Suppose, for a minute, that you’re Joe Garcia, the deputy agent in charge of the San Diego office of Immigrations and Customs Enforcement. You’ve just got word that your Border Tunnel Task Force has found a drug smuggling tunnel that’s clearly coming from Mexico.
What you know about the tunnel: Somebody spent close to $1 million to build it -– tunnels usually turn up after neighbors have alerted police to truck traffic at unusual hours — signs that bales of marijuana are being loaded onto trucks and moved out of warehouses on the U.S. end. You know that it’s the work of a drug cartel –- these days mostly Sinaloa -– so you can assume dangerous people are involved.
What you don’t know: where the other end is, who’s in it, what they’ve left behind. Is it booby-trapped? Is it big enough for a person to walk through? Is the air quality lethal? Who’s on the other end and where?
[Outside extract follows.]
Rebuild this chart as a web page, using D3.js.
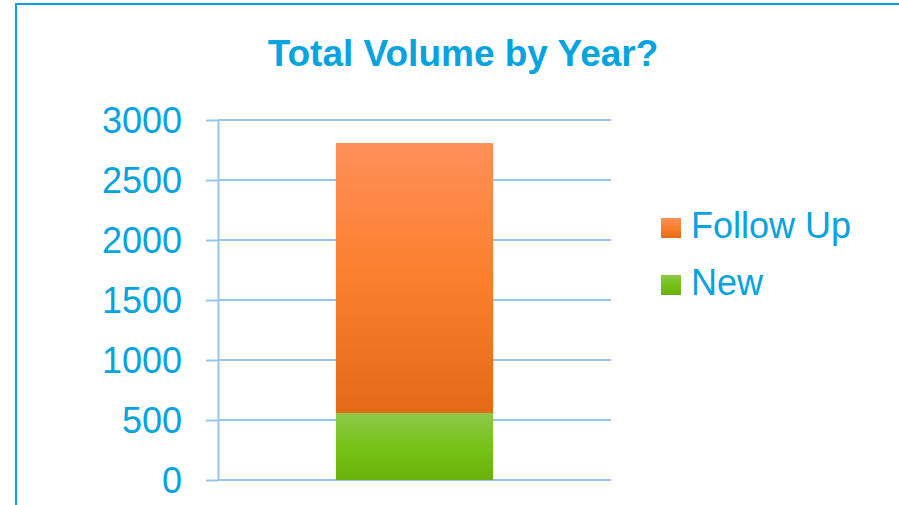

In about 10 or 15 minutes, without putting an agent into a terrifying hole leading to unknown danger, the Tunnel Task Force team can deploy a custom robot to gather some of those answers. Using an 80-pound robot that combines air sampling equipment, lights, a camera mounted on a robot motoring on tank treads, which is itself tethered to a broad, yellow coated bundle of wires that reels out behind it. Agents can get the robot about 500 feet into a tunnel to start to figure out if it’s safe to send an agent in and what gear the agent is going to need.
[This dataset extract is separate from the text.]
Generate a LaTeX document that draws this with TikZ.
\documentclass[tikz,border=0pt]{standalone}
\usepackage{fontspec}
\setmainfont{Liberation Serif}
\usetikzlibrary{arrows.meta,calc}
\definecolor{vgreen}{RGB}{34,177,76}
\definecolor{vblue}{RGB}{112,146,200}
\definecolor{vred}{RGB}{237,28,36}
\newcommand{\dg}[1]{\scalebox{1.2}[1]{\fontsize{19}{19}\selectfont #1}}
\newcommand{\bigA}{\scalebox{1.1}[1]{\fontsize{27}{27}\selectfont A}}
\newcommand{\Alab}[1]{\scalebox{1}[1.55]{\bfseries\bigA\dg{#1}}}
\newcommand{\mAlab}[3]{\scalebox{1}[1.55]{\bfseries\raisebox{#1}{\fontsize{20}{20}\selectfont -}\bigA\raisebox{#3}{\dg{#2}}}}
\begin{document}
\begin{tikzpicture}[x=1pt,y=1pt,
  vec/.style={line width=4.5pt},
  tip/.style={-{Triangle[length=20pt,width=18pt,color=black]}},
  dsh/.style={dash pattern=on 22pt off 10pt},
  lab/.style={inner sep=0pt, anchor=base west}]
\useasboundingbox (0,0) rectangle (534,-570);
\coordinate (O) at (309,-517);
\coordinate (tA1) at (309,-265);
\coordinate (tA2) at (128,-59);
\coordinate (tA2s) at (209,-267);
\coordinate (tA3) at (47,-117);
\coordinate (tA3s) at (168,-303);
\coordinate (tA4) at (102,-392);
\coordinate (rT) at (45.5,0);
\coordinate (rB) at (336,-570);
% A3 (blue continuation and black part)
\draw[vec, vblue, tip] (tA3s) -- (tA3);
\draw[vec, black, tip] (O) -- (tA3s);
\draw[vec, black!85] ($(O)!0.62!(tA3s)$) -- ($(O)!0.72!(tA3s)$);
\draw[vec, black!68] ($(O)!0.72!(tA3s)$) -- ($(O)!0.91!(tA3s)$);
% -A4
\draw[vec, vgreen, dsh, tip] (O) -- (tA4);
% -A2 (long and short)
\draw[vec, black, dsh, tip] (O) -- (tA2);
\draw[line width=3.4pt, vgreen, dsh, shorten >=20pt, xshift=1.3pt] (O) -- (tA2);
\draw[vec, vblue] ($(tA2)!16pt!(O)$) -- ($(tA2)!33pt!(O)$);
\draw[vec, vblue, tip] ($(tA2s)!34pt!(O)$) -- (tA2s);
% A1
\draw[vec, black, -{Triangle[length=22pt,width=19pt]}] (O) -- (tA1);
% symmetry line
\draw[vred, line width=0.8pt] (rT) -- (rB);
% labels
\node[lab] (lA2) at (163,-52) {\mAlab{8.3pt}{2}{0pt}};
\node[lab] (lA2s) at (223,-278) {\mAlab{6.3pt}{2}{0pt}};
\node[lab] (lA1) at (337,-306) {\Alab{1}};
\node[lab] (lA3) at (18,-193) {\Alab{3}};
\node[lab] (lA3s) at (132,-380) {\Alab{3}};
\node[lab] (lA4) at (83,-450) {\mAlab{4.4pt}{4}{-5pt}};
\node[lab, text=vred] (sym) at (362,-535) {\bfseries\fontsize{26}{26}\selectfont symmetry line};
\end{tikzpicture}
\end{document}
“We always consider officer safety,” Garcia said. “Once we secure the warehouse, we utilize everything available to secure the tunnel.”
The tunnel task force, made up of agents from ICE, Customs and Border Protection and the Drug Enforcement Agency, started chronically finding tunnels under the border in a unique district over the past two years. They’ve found seven tunnels since 2006, Garcia says. In the past two years, they found four completed tunnels, ranging from 400 yards to about 600 yards long, as well as one incomplete tunnel.
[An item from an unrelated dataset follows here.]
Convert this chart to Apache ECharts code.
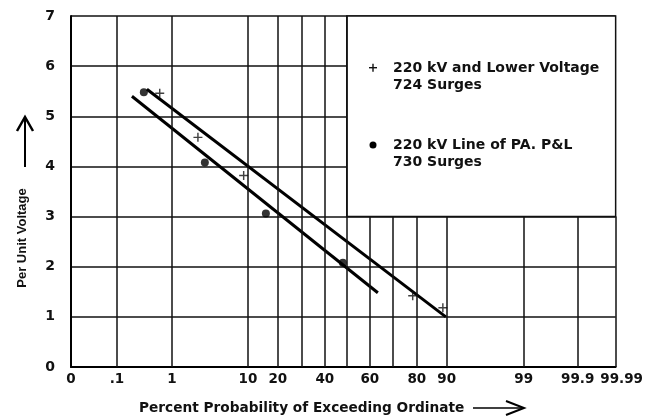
<!DOCTYPE html>
<html>
<head>
<meta charset="utf-8">
<script src="https://cdn.jsdelivr.net/npm/echarts@6/dist/echarts.min.js"></script>
<style>
html, body { margin: 0; padding: 0; background: #fff; }
#chart { width: 646px; height: 416px; }
</style>
</head>
<body>
<div id="chart"></div>
<script>
// probability paper: grid probabilities and where they sit along the x axis
var probTicks = [0, 0.1, 1, 10, 20, 30, 40, 50, 60, 70, 80, 90, 99, 99.9, 99.99];
var probPos = [0, 46, 101, 177, 207, 231, 254, 276, 299, 322, 346, 376, 453, 507, 545];
var probLabels = ['0', '.1', '1', '10', '20', '', '40', '', '60', '', '80', '90', '99', '99.9', '99.99'];

// 220 kV and lower voltage, 724 surges (+)
var lowerProb = [0.80, 4.08, 9.5, 78.3, 88.7];
var lowerVolt = [5.46, 4.58, 3.82, 1.42, 1.18];
// 220 kV line of PA. P&L, 730 surges (dots)
var paplProb = [0.54, 4.9, 16, 48.2];
var paplVolt = [5.48, 4.08, 3.06, 2.08];
// fitted lines
var lowerFitProb = [0.59, 89.7];
var lowerFitVolt = [5.54, 1.0];
var paplFitProb = [0.345, 63.5];
var paplFitVolt = [5.4, 1.48];

var legendBoxFrom = 50; // legend panel covers prob >= 50, voltage >= 3
var legendBoxVolt = 3;

function toPos(p) {
    for (var i = 1; i < probTicks.length; i++) {
        if (p <= probTicks[i]) {
            var f = (p - probTicks[i - 1]) / (probTicks[i] - probTicks[i - 1]);
            return probPos[i - 1] + f * (probPos[i] - probPos[i - 1]);
        }
    }
    return probPos[probPos.length - 1];
}

function pairs(ps, vs) {
    return ps.map(function(p, i) { return [toPos(p), vs[i]]; });
}

var xMax = probPos[probPos.length - 1];
var FONT = 'DejaVu Sans';

// vertical grid lines, cut short under the legend panel
var vLines = [];
probTicks.forEach(function(p, i) {
    if (i === 0) return;
    var top = (p > legendBoxFrom) ? legendBoxVolt : 7;
    vLines.push([{ coord: [probPos[i], 0] }, { coord: [probPos[i], top] }]);
});

var plusPath = 'path://M4.2,0H5.8V4.2H10V5.8H5.8V10H4.2V5.8H0V4.2H4.2Z';

var chart = echarts.init(document.getElementById('chart'));

chart.setOption({
    animation: false,
    grid: { left: 71, right: 30, top: 16, bottom: 49 },
    xAxis: {
        type: 'value',
        min: 0,
        max: xMax,
        axisLine: { lineStyle: { color: '#000', width: 2 } },
        axisTick: { show: false },
        splitLine: { show: false },
        axisLabel: {
            customValues: probPos,
            showMinLabel: true,
            showMaxLabel: true,
            hideOverlap: false,
            margin: 5,
            color: '#111',
            fontFamily: FONT,
            fontWeight: 'bold',
            fontSize: 13.5,
            formatter: function(v) {
                var i = probPos.indexOf(v);
                if (i === probPos.length - 1) return '{last|' + probLabels[i] + '}';
                return i >= 0 ? probLabels[i] : '';
            },
            rich: {
                last: {
                    padding: [0, 0, 0, 12],
                    color: '#111',
                    fontFamily: FONT,
                    fontWeight: 'bold',
                    fontSize: 13.5
                }
            }
        }
    },
    yAxis: {
        type: 'value',
        min: 0,
        max: 7,
        interval: 1,
        axisLine: { show: true, lineStyle: { color: '#000', width: 2 } },
        axisTick: { show: false },
        splitLine: { lineStyle: { color: '#111', width: 1.5 } },
        axisLabel: {
            margin: 16,
            color: '#111',
            fontFamily: FONT,
            fontWeight: 'bold',
            fontSize: 14
        }
    },
    series: [{
        name: 'grid',
        type: 'line',
        data: [],
        z: 1,
        markLine: {
            silent: true,
            symbol: ['none', 'none'],
            label: { show: false },
            lineStyle: { color: '#111', width: 1.5, type: 'solid' },
            data: vLines
        },
        markArea: {
            silent: true,
            itemStyle: { color: '#fff', borderColor: '#111', borderWidth: 1.5 },
            data: [[{ coord: [toPos(legendBoxFrom), legendBoxVolt] }, { coord: [xMax, 7] }]]
        }
    }, {
        name: 'lowerFit',
        type: 'line',
        z: 3,
        showSymbol: false,
        lineStyle: { color: '#000', width: 3 },
        data: pairs(lowerFitProb, lowerFitVolt)
    }, {
        name: 'paplFit',
        type: 'line',
        z: 3,
        showSymbol: false,
        lineStyle: { color: '#000', width: 3 },
        data: pairs(paplFitProb, paplFitVolt)
    }, {
        name: '220 kV and Lower Voltage',
        type: 'scatter',
        z: 4,
        symbol: plusPath,
        symbolSize: 9,
        itemStyle: { color: '#111' },
        data: pairs(lowerProb, lowerVolt)
    }, {
        name: '220 kV Line of PA. P&L',
        type: 'scatter',
        z: 4,
        symbol: 'circle',
        symbolSize: 8,
        itemStyle: { color: '#000' },
        data: pairs(paplProb, paplVolt)
    }],
    graphic: [
        // legend
        { type: 'rect', z: 100, shape: { x: 369, y: 67, width: 8, height: 1.4 }, style: { fill: '#111' } },
        { type: 'rect', z: 100, shape: { x: 372.3, y: 63.7, width: 1.4, height: 8 }, style: { fill: '#111' } },
        { type: 'text', z: 100, x: 393, y: 60, style: { text: '220 kV and Lower Voltage\n724 Surges', font: 'bold 14px "DejaVu Sans"', lineHeight: 17, fill: '#111' } },
        { type: 'circle', z: 100, shape: { cx: 373, cy: 145, r: 3.5 }, style: { fill: '#000' } },
        { type: 'text', z: 100, x: 393, y: 137, style: { text: '220 kV Line of PA. P&L\n730 Surges', font: 'bold 14px "DejaVu Sans"', lineHeight: 17, fill: '#111' } },
        // y title and arrow
        { type: 'text', z: 100, x: 22, y: 238, rotation: Math.PI / 2, style: { text: 'Per Unit Voltage', font: 'bold 13px "Liberation Sans"', fill: '#111', align: 'center', verticalAlign: 'middle' } },
        { type: 'line', z: 100, shape: { x1: 25, y1: 167, x2: 25, y2: 119 }, style: { stroke: '#000', lineWidth: 2 } },
        { type: 'polyline', z: 100, shape: { points: [[17, 131], [25, 117], [33, 131]] }, style: { stroke: '#000', lineWidth: 2.5, fill: null } },
        // x title and arrow
        { type: 'text', z: 100, x: 139, y: 408, style: { text: 'Percent Probability of Exceeding Ordinate', font: 'bold 13.7px "DejaVu Sans"', fill: '#111', verticalAlign: 'middle' } },
        { type: 'line', z: 100, shape: { x1: 473, y1: 408, x2: 523, y2: 408 }, style: { stroke: '#000', lineWidth: 1.5 } },
        { type: 'polyline', z: 100, shape: { points: [[506, 401], [524, 408], [506, 415]] }, style: { stroke: '#000', lineWidth: 2, fill: null } }
    ]
});
</script>
</body>
</html>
“We’ve always operated on the premise that when we find one, there’s a high probability there’s another one well underway or already in use,” Garcia said. “Look, the last tunnel yielded 32.7 tons of narcotics [marijuana is classified as a narcotic under federal law] at at least $1 million per ton retail so if they used it once, they got back the money they invested.”
The tunnels show up in November, at the end of the harvest season in Mexico. The task force found two in November 2010, and another two in November 2011. It’s clear the cartels are planning ahead for the time they have to move the most product.
The tunnels all show up in a 3.5-mile stretch along the border near San Diego, and all but one were in a just under one-mile stretch bookmarked by the California Highway Patrol’s Otay Mesa Inspection Facility on the east end, and Otay Mesa Port of Entry Customs Inspection point at the west end.
They show up there for good reason. The area’s right on the border, and three of the tunnels came out of warehouses where the border fence — Mexico — so close that it’s literally at the south side of the warehouses’ parking lots. The area is almost exclusively industrial. And the area has a vacancy rate of more than 20 percent, according to Steve Rowland, a commercial real estate broker with Cassidy Turley. Many of the businesses on the strip are legitimate customs houses and transfer businesses, moving goods in and out on trucks every day — which provides good cover for people loading parcels onto a shipping truck.
The soil, a dense clay, makes tunneling feasible. The tunnels don’t need much shoring up during construction, which is done by day laborers using pneumatic spades -– they leave the tunnels with a smooth texture with rough edges as they dig.